Eighteen individuals are scheduled to take a driving test at a particular DMV office on a certain day, eight of whom will be taking the test for the first time. Suppose that six of these individuals are randomly assigned to a particular examiner, and let X be the number among the six who are taking the test for the first time.

(a) What kind of a distribution does X have (name and values of all parameters)?
(b) Compute $P(X=2)$, $P(X\leq 2)$, $P(X\geq 2)$.
(c) Calculate the mean value and standard deviation of X.

## Solution

Let $X$ be the number among the six who are taking the test for the first time.

$p=8/18 = 0.444$ be the probability of taking a driving test at a particular DMV office.

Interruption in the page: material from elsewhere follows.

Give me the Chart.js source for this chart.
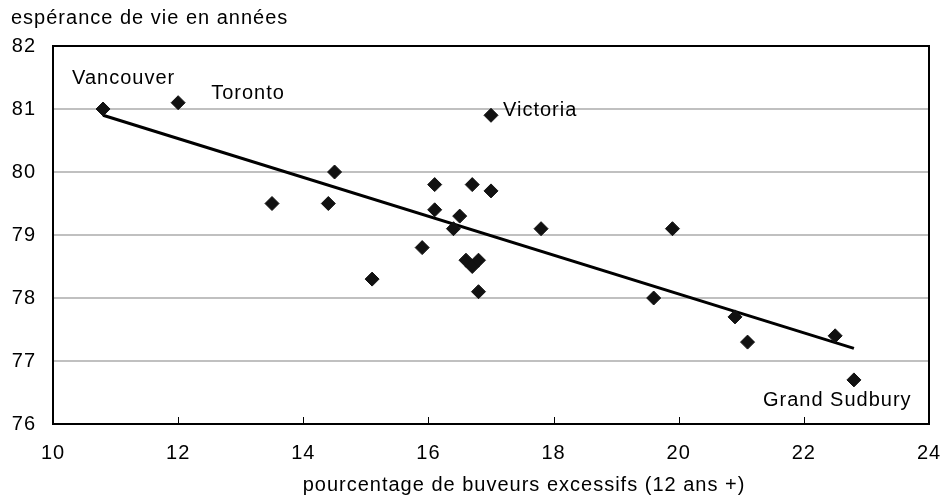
<!DOCTYPE html>
<html>
<head>
<meta charset="utf-8">
<script src="https://cdn.jsdelivr.net/npm/chart.js@4/dist/chart.umd.min.js"></script>
<style>
  body { margin: 0; background: #fff; }
  #wrap { width: 944px; height: 496px; }
</style>
</head>
<body>
<div id="wrap"><canvas id="graphVie" width="944" height="496"></canvas></div>
<script>
// pourcentage de buveurs excessifs (x) et espérance de vie (y), une ligne par région
let buveurs   = [10.8, 12.0, 17.0, 22.8, 14.5, 13.5, 14.4, 15.1, 15.9, 16.1, 16.1, 16.4, 16.5,
                 16.6, 16.7, 16.7, 16.8, 16.8, 17.0, 17.8, 19.6, 19.9, 20.9, 21.1, 22.5];
let esperance = [81.0, 81.1, 80.9, 76.7, 80.0, 79.5, 79.5, 78.3, 78.8, 79.8, 79.4, 79.1, 79.3,
                 78.6, 79.8, 78.5, 78.6, 78.1, 79.7, 79.1, 78.0, 79.1, 77.7, 77.3, 77.4];
// les 4 premiers points portent un nom
let villes = ['Vancouver', 'Toronto', 'Victoria', 'Grand Sudbury'];

// droite de tendance
let tendanceX = [10.8, 22.8];
let tendanceY = [80.9, 77.2];

let titreY = 'espérance de vie en années';
let titreX = 'pourcentage de buveurs excessifs (12 ans +)';

let police = '"Liberation Sans", Arial, sans-serif';
let taille = 20;
let espacement = '1px';

Chart.defaults.font.family = police;
Chart.defaults.font.size = taille;
Chart.defaults.color = '#000';

let pointsData = buveurs.map(function(v, i){ return { x: v, y: esperance[i] }; });
let tendanceData = tendanceX.map(function(v, i){ return { x: v, y: tendanceY[i] }; });

const cadrePlugin = {
    id: 'cadre',
    beforeUpdate(chart){
        chart.ctx.letterSpacing = espacement;
    },
    beforeDraw(chart){
        chart.ctx.letterSpacing = espacement;
    },
    beforeDatasetsDraw(chart){
        const ctx = chart.ctx;
        const a = chart.chartArea;
        const sx = chart.scales.x;
        ctx.save();
        ctx.strokeStyle = '#000';
        ctx.lineWidth = 2;
        ctx.strokeRect(a.left, a.top, a.right - a.left, a.bottom - a.top);
        // graduations vers l'intérieur
        ctx.lineWidth = 1;
        ctx.beginPath();
        for(let i=1; i<sx.ticks.length-1; i++){
            let px = Math.round(sx.getPixelForTick(i)) + 0.5;
            ctx.moveTo(px, a.bottom);
            ctx.lineTo(px, a.bottom - 7);
        }
        ctx.stroke();
        ctx.restore();
    },
    afterDatasetsDraw(chart, args, opts){
        const ctx = chart.ctx;
        const meta = chart.getDatasetMeta(0);
        ctx.save();
        ctx.font = taille + 'px ' + police;
        ctx.fillStyle = '#000';
        ctx.textAlign = 'left';
        ctx.textBaseline = 'middle';
        for(let i=0; i<villes.length; i++){
            let pt = meta.data[i];
            let d = opts.decalages[i];
            ctx.fillText(villes[i], pt.x + d[0], pt.y + d[1]);
        }
        ctx.restore();
    },
    afterDraw(chart, args, opts){
        const ctx = chart.ctx;
        ctx.save();
        ctx.font = taille + 'px ' + police;
        ctx.fillStyle = '#000';
        ctx.textAlign = 'center';
        ctx.textBaseline = 'alphabetic';
        ctx.fillText(titreX, opts.titreXPos[0], opts.titreXPos[1]);
        ctx.restore();
    }
};

let ctxVie = document.getElementById('graphVie');
new Chart(ctxVie, {
    type: 'scatter',
    data: {
        datasets: [
            {
                label: 'Régions',
                data: pointsData,
                pointStyle: 'rectRot',
                pointRadius: 7,
                pointBorderWidth: 1,
                backgroundColor: '#111',
                borderColor: '#111',
                order: 1
            },
            {
                label: 'Tendance',
                type: 'line',
                data: tendanceData,
                showLine: true,
                pointRadius: 0,
                borderColor: '#000',
                borderWidth: 3,
                fill: false,
                order: 2
            }
        ]
    },
    options: {
        responsive: false,
        animation: false,
        layout: { padding: { left: 11, right: 15, top: 0, bottom: 0 } },
        scales: {
            x: {
                type: 'linear',
                min: 10,
                max: 24,
                ticks: { stepSize: 2, padding: 17, maxRotation: 0 },
                grid: { display: false, drawTicks: false },
                border: { display: false },
                afterFit: function(scale){
                    scale.height = 72;
                    scale.paddingLeft = 0;
                    scale.paddingRight = 0;
                }
            },
            y: {
                type: 'linear',
                min: 76,
                max: 82,
                ticks: { stepSize: 1, padding: 17 },
                grid: { color: '#c0c0c0', lineWidth: 2, drawTicks: false },
                border: { display: false },
                afterFit: function(scale){
                    scale.width = 42;
                    scale.paddingTop = 0;
                    scale.paddingBottom = 0;
                }
            }
        },
        plugins: {
            legend: { display: false },
            tooltip: { enabled: false },
            title: {
                display: true,
                text: titreY,
                align: 'start',
                font: { size: taille, weight: 'normal' },
                padding: { top: 6, bottom: 16 }
            },
            cadre: {
                decalages: [[-31, -31], [33, -9], [12, -5], [-91, 21]],
                titreXPos: [524, 491]
            }
        }
    },
    plugins: [cadrePlugin]
});
</script>
</body>
</html>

(a) Given that $p=0.444$ and $n =6$. Thus $X$ follows a Binomial distribution. That is, $X\sim B(6, 0.444)$.

The probability mass function of $X$ is
\begin{aligned} P(X=x) &= \binom{6}{x} (0.444)^x (1-0.444)^{6-x},\\ & \qquad x=0,1,\cdots, 6. \end{aligned}

(b) The probability that $X$ is exactly $2$ is

\begin{aligned} P(X= 2) & =P(2)\\ & = 0.2826\\ \end{aligned}

\begin{aligned} P(X\leq 2) & =\sum_{x=0}^{2} P(x)\\ & =P(0) + P(1) + P(2)\\ & = 0.0295+0.1415+0.2826\\ &= 0.4537 \end{aligned}

\begin{aligned} P(X\geq 2) & =1-P(X\leq 1)\\ &= 1-(P(0)+P(1))\\ & = 1-\big(0.0295+0.1415 \big)\\ & = 0.8289 \\ \end{aligned}

(c) The mean of $X$ is $\mu = n*p = 6*0.444 = 2.664$ and the standard deviation of $X$ is $\sigma =\sqrt{n*p*(1-p)}=\sqrt{6*0.444* (1- 0.444)}= 1.217$.